The Ontario Secondary School Teachers' Federation agreed to "suspend political action" _ code for its withdrawal of extracurricular activities _ which was sparked by the Liberals' move to impose contracts that froze the wages of most teachers.
The union didn't offer any guarantees that things would immediately return to normal at high schools.
"We still maintain that voluntary activities are just that: voluntary," OSSTF president Ken Coran said in a statement.
Wynne insisted the government did not make any concessions to convince the union to end its protest, other than agree to work with teachers and school boards on a new collective bargaining process for the next time to help fix a "fractured" relationship.
"The arrangements that have been reached do not add any money into the contracts or into the framework," she said.
"We have sat down with the (union) leadership and said we're willing to talk about some of the things that are bothering you, and one of those things is what's the collective bargaining process going to look like going forward."
Some teachers have said they won't resume supervising extracurricular activities because of the two-year contracts the government imposed, but Wynne predicted most would return to the sports and clubs they ran voluntarily for years.
"If there are some who don't I can't control that, nor would I chose to, so they will make those choices," she said, "but I think the vast majority will because they get a lot out of those activities."
The New Democrats said it wasn't clear if the deal with the OSSTF would lead to a resumption of extracurricular activities.
"We have a very fragile and tentative agreement with a whole lot of detail to be filled in," said NDP education critic Peter Tabuns.
"They have apparently found a pathway for discussion and beyond that it's all unclear."
The Progressive Conservatives were suspicious of the vague nature of the new deal with the teachers' unions, wondering if the Liberals agreed to phase out the standardized testing the teachers dislike so much.
"It's quite clear the premier wanted to talk more about process than what those arrangements or concessions actually were," said PC education critic Lisa MacLeod.
"We are encouraged that extracurriculars are going to be back in some of our schools, but it's a bit early for Kathleen Wynne to be patting herself on the back."
Wynne said she hoped the Elementary Teachers' Federation would come to the same arrangements with the government and resume extracurricular activities at that level.

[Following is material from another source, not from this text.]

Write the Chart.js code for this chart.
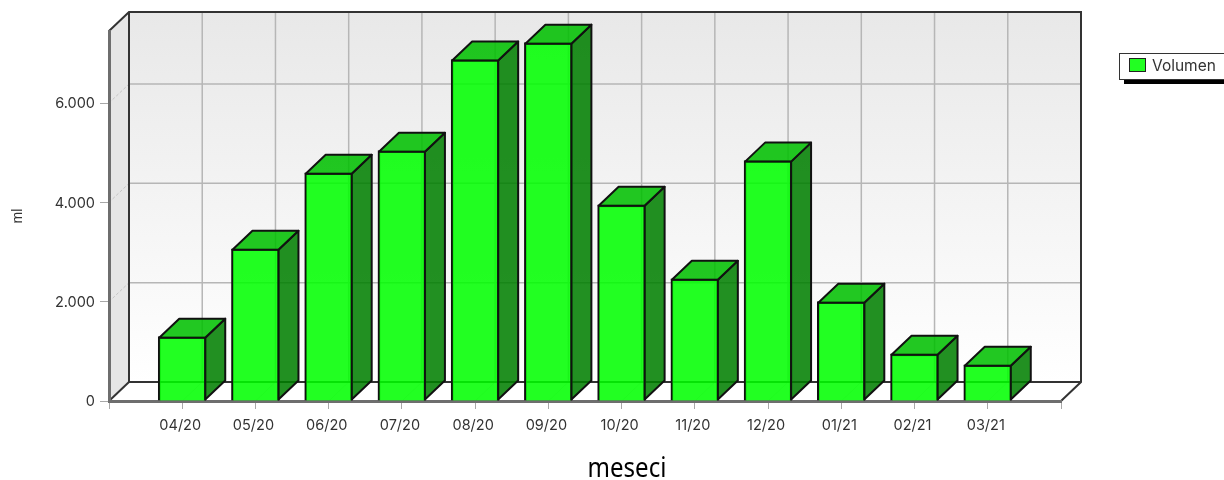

ETFO has promised to review the situation by next Friday.
Public school educators across the province had stopped supervising after class clubs and sports after the minority government _ with Tory support _ imposed contracts on more than 126,000 public elementary and high school teachers.
The teachers' deal helps counter an embarrassing week in which Wynne was forced to admit there were yet more undisclosed documents on the cancellation of two gas plants, which cost taxpayers at least $230 million.